Defenders pioneered the use of economic tools to promote predator conservation in 1987, when the organization set up a program to compensate ranchers for livestock lost to wolves. This program, The Bailey Wildlife Foundation Wolf Compensation Trust, helped improve local acceptance of wolves and pave the way for the wolves’ return to Yellowstone and Idaho. The proactive fund, started in 1998, builds on the years of experience gained from this sibling program.

"Wolves are extremely vulnerable to illegal poisoning, shooting and trapping," says Suzanne Stone, northern Rockies field representative for Defenders of Wildlife. "If we didn’t have the tolerance of the local people, we wouldn’t have wolves back on the ground, no matter what the laws say."

The original compensation program, though successful, has one drawback: it only swings into action when there are dead livestock on the ground. Losing livestock to predators doesn’t just cause financial losses, says Mike Stevens of Lava Lake Land and Livestock, an all-natural lamb producer near Ketchum, Idaho. The company lost 20 ewes, three rams and one Great Pyrenees guard dog to wolves over two nights last year. The financial toll was between $5,000 and $6,000, but there was also "the emotional impact of feeling like we’ve let our animals down, in particular the guard dog," Stevens says.

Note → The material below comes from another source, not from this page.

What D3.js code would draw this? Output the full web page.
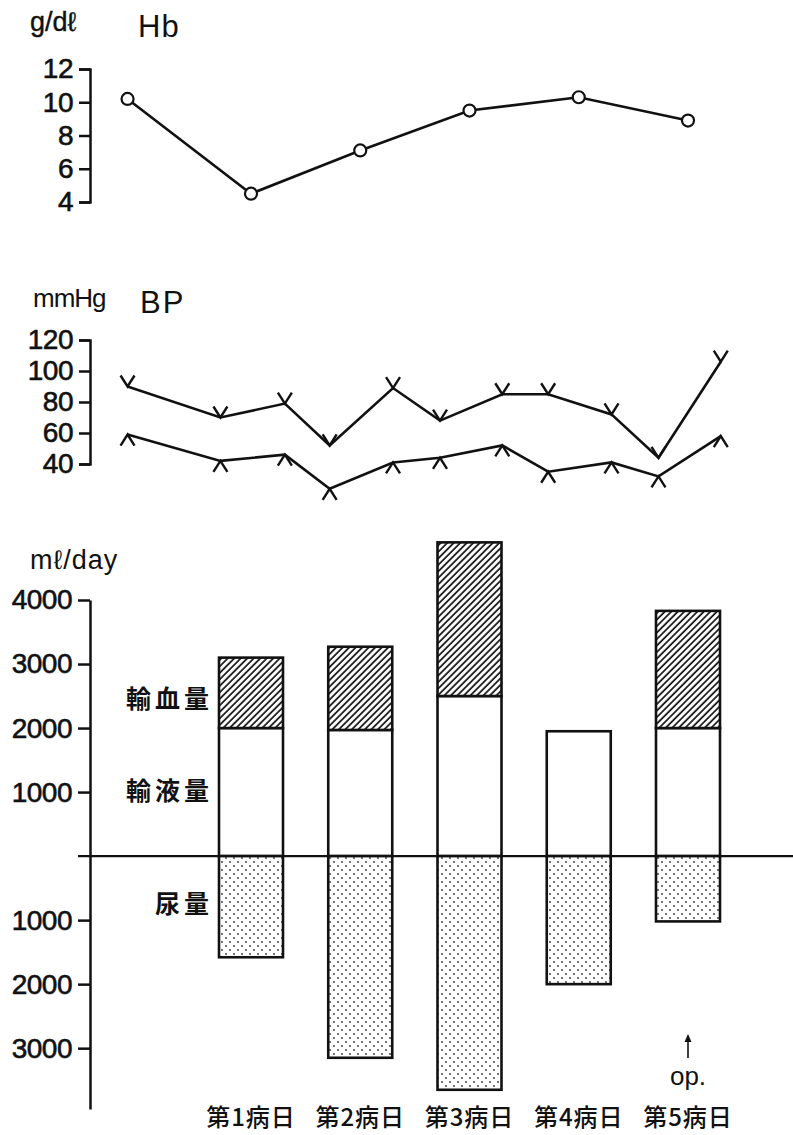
<html>
<head>
  <meta charset="utf-8">
  <script src="https://d3js.org/d3.v7.min.js"></script>
  <style>
    body { margin: 0; background: white; }
    text { fill: #111; }
  </style>
  <script>
    // day axis shared by all three panels
    var days      = [1, 2, 3, 4, 5];
    var dayLabels = ["第1病日", "第2病日", "第3病日", "第4病日", "第5病日"];

    // Hb (g/dl)
    var hbDay    = [-0.13, 1, 2, 3, 4, 5];
    var hbValues = [10.2, 4.5, 7.1, 9.5, 10.3, 8.9];
    var hbTicks  = [4, 6, 8, 10, 12];

    // BP (mmHg)
    var bpDay     = [-0.13, 0.72, 1.31, 1.72, 2.30, 2.73, 3.30, 3.72, 4.30, 4.73, 5.30];
    var systolic  = [90, 70, 79, 52, 89, 68, 85, 85, 72, 44, 106];
    var diastolic = [59, 42, 46, 24, 41, 44, 52, 35, 41, 32, 58];
    var bpTicks   = [40, 60, 80, 100, 120];

    // ml/day
    var infusion    = [2000, 1970, 2500, 1950, 2000];   // 輸液量
    var transfusion = [1100, 1300, 2400, 0, 1830];      // 輸血量
    var urine       = [1580, 3150, 3650, 2000, 1020];   // 尿量
    var volTicks    = [4000, 3000, 2000, 1000, -1000, -2000, -3000];

    var numFont = "'Liberation Sans', Arial, sans-serif";
    var cjkFont = "'Noto Sans CJK JP', sans-serif";

    function styleAxis(g) {
      g.select(".domain").attr("stroke", "#111").attr("stroke-width", 2.5);
      g.selectAll(".tick line").attr("stroke", "#111").attr("stroke-width", 2.5);
      g.selectAll(".tick text").attr("font-family", numFont).attr("font-size", 28)
          .attr("fill", "#111").attr("stroke", "#111").attr("stroke-width", 0.6)
          .attr("letter-spacing", -0.5);
    }

    function makeChart() {
      var svg = d3.select("#chart");

      var x = d3.scaleLinear().domain([1, 5]).range([251, 688]);

      var defs = svg.append("defs");
      var hatch = defs.append("pattern").attr("id", "hatch")
          .attr("width", 4.6).attr("height", 4.6)
          .attr("patternUnits", "userSpaceOnUse")
          .attr("patternTransform", "rotate(45)");
      hatch.append("rect").attr("width", 4.6).attr("height", 4.6).attr("fill", "white");
      hatch.append("line").attr("x1", 1).attr("y1", 0).attr("x2", 1).attr("y2", 4.6)
          .attr("stroke", "#111").attr("stroke-width", 1.7);

      var dots = defs.append("pattern").attr("id", "dots")
          .attr("width", 8).attr("height", 8)
          .attr("patternUnits", "userSpaceOnUse");
      dots.append("rect").attr("width", 8).attr("height", 8).attr("fill", "white");
      dots.append("circle").attr("cx", 2).attr("cy", 2).attr("r", 0.9).attr("fill", "#333");
      dots.append("circle").attr("cx", 6).attr("cy", 6).attr("r", 0.9).attr("fill", "#333");

      // ---------- Hb ----------
      var hbY = d3.scaleLinear().domain([4, 12]).range([202, 69]);
      svg.append("g").attr("transform", "translate(90,0)")
          .call(d3.axisLeft(hbY).tickValues(hbTicks).tickSize(11).tickSizeOuter(11).tickPadding(6))
          .call(styleAxis);

      svg.append("text").attr("x", 30).attr("y", 31).attr("font-family", numFont)
          .attr("font-size", 27).attr("stroke", "#111").attr("stroke-width", 0.4).text("g/dℓ");
      svg.append("text").attr("x", 138).attr("y", 37).attr("font-family", numFont)
          .attr("font-size", 31).attr("letter-spacing", 1).text("Hb");

      var hbPts = hbDay.map((d, i) => [x(d), hbY(hbValues[i])]);
      svg.append("path").attr("d", d3.line()(hbPts))
          .attr("fill", "none").attr("stroke", "#111").attr("stroke-width", 2.6);
      svg.selectAll(".hb").data(hbPts).enter().append("circle")
          .attr("cx", d => d[0]).attr("cy", d => d[1]).attr("r", 6)
          .attr("fill", "white").attr("stroke", "#111").attr("stroke-width", 2.2);

      // ---------- BP ----------
      var bpY = d3.scaleLinear().domain([40, 120]).range([464, 340]);
      svg.append("g").attr("transform", "translate(90,0)")
          .call(d3.axisLeft(bpY).tickValues(bpTicks).tickSize(11).tickSizeOuter(11).tickPadding(6))
          .call(styleAxis);

      svg.append("text").attr("x", 33).attr("y", 307).attr("font-family", numFont)
          .attr("font-size", 26).attr("letter-spacing", -1).text("mmHg");
      svg.append("text").attr("x", 140).attr("y", 313).attr("font-family", numFont)
          .attr("font-size", 31).attr("letter-spacing", 2).text("BP");

      function bpSeries(vals, dir) {
        var pts = bpDay.map((d, i) => [x(d), bpY(vals[i])]);
        svg.append("path").attr("d", d3.line()(pts))
            .attr("fill", "none").attr("stroke", "#111").attr("stroke-width", 2.6);
        svg.append("g").selectAll("path").data(pts).enter().append("path")
            .attr("d", d => "M" + (d[0] - 7) + "," + (d[1] + dir * 11) + "L" + d[0] + "," + d[1] +
                            "L" + (d[0] + 7) + "," + (d[1] + dir * 11))
            .attr("fill", "none").attr("stroke", "#111").attr("stroke-width", 2.4);
      }
      bpSeries(systolic, -1);
      bpSeries(diastolic, 1);

      // ---------- volume bars ----------
      var vY = d3.scaleLinear().domain([-3950, 4000]).range([1109, 600]);
      svg.append("g").attr("transform", "translate(90,0)")
          .call(d3.axisLeft(vY).tickValues(volTicks).tickSize(12).tickSizeOuter(0).tickPadding(6)
                .tickFormat(d => Math.abs(d)))
          .call(styleAxis);

      svg.append("text").attr("x", 30).attr("y", 569).attr("font-family", numFont)
          .attr("font-size", 27).attr("letter-spacing", 1).text("mℓ/day");

      svg.append("line").attr("x1", 78).attr("x2", 793).attr("y1", vY(0)).attr("y2", vY(0))
          .attr("stroke", "#111").attr("stroke-width", 2.2);

      var bw = 64;
      var bars = svg.append("g").attr("stroke", "#111").attr("stroke-width", 2.6);
      bars.selectAll(".inf").data(days).enter().append("rect")
          .attr("x", (d) => x(d) - bw / 2).attr("width", bw)
          .attr("y", (d, i) => vY(infusion[i])).attr("height", (d, i) => vY(0) - vY(infusion[i]))
          .attr("fill", "white");
      bars.selectAll(".tra").data(days.filter((d, i) => transfusion[i] > 0)).enter().append("rect")
          .attr("x", (d) => x(d) - bw / 2).attr("width", bw)
          .attr("y", (d) => vY(infusion[d - 1] + transfusion[d - 1]))
          .attr("height", (d) => vY(infusion[d - 1]) - vY(infusion[d - 1] + transfusion[d - 1]))
          .attr("fill", "url(#hatch)");
      bars.selectAll(".uri").data(days).enter().append("rect")
          .attr("x", (d) => x(d) - bw / 2).attr("width", bw)
          .attr("y", vY(0)).attr("height", (d, i) => vY(-urine[i]) - vY(0))
          .attr("fill", "url(#dots)");

      // series names beside day 1
      var lx = x(1) - bw / 2 - 6;
      var names = [["輸血量", vY(infusion[0] + transfusion[0] / 2) + 4],
                   ["輸液量", vY(infusion[0] / 2) - 3],
                   ["尿量",   vY(-urine[0] / 2) - 5]];
      svg.selectAll(".nm").data(names).enter().append("text")
          .attr("x", lx).attr("y", d => d[1]).attr("text-anchor", "end")
          .attr("dominant-baseline", "central").attr("font-family", cjkFont)
          .attr("font-weight", 700).attr("font-size", 25).attr("letter-spacing", 4)
          .text(d => d[0]);

      // day labels
      svg.selectAll(".day").data(days).enter().append("text")
          .attr("x", d => x(d)).attr("y", 1115).attr("text-anchor", "middle")
          .attr("dominant-baseline", "central").attr("font-family", cjkFont)
          .attr("font-weight", 500).attr("font-size", 24).attr("letter-spacing", 1)
          .text((d, i) => dayLabels[i]);

      // op. marker under day 5
      var ox = x(5);
      svg.append("line").attr("x1", ox).attr("x2", ox).attr("y1", 1058).attr("y2", 1040)
          .attr("stroke", "#111").attr("stroke-width", 1.6);
      svg.append("path").attr("d", "M" + (ox - 3.5) + ",1042L" + ox + ",1034L" + (ox + 3.5) + ",1042Z")
          .attr("fill", "#111");
      svg.append("text").attr("x", ox).attr("y", 1085).attr("text-anchor", "middle")
          .attr("font-family", numFont).attr("font-size", 26).text("op.");
    }
  </script>
</head>

<body onload="makeChart()">
  <svg id="chart" width="793" height="1135"></svg>
</body>
</html>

The proactive fund allows Defenders to head off many such problems before they occur. Defenders works with individual ranchers and farmers to plan and implement proactive projects, and shares the costs with them. Between 1998 and 2004, Defenders invested more than $360,000 in a wide range of measures to keep wolves and grizzlies out of the way of livestock operations and other human activities.

One of the successful approaches developed through the fund is the use of fladry, an Old World wolf-hunting technique. Fladry is deceptively simple: a barrier created from a light rope a few feet off the ground with streamers of colored cloth hanging freely from it. Centuries ago, hunters in Poland discovered that wolves would not cross this artificial barrier, even when chased. As used today in the Rockies, fladry is effective at temporarily keeping wolves out of cattle pastures and sheep bedding grounds.

Researchers are now taking fladry a step further. Instead of using rope for the top line, a group that includes Defenders, the U.S. Fish and Wildlife Service, the U.S. Forest Service and others is experimenting with using single-strand electric fencing powered with solar energy. This "turbo fladry" shows promise in dramatically extending the time that fladry will keep wolves and livestock safe. Rick Williamson, wolf management specialist with the U.S. Department of Agriculture, says it’s the widest range of collaborators he has ever seen on such a project, and it has worked. "It was a success, a step in the right direction," Williamson notes.

Fladry is not the only tool in the proactive conservation toolbox. Defenders has used proactive funds to help purchase extra guard dogs in Idaho, Montana and Wyoming so shepherds can run as many as six dogs with a band of sheep, rather than the traditional one or two. The proactive fund has supported research and installation at many sites across the country of radio-activated guard boxes, which trigger flashing lights and loud noises whenever a radio-collared wolf comes too close.

Proactive program funds have also assisted ranchers in hiring several range riders like Strobel, extra sheepherders and dozens of volunteer "Wolf Guardians" who camp near vulnerable herds in Idaho and Montana to help keep wolves away. The program also supports the purchase of bear-resistant garbage and food containers, and a "Bear Aware" campaign to educate people in bear country about the dangers of leaving garbage, pet food, birdseed and fruit in places accessible to bruins.

Best of all, the program has brought together people who don’t normally see eye-to-eye, says Lane Adamson, project director with the Madison Valley Ranchlands Group in Ennis, Montana, and a member of Defenders’ Livestock Advisory Council. "If you have all the people that don’t like wolves sit around and talk about wolves, your conversation is pretty predictable," Adamson notes. "But if you have people at the table who are responsible for the management of wolves, people who like wolves and people who don’t like wolves, then the conversation is pretty interesting."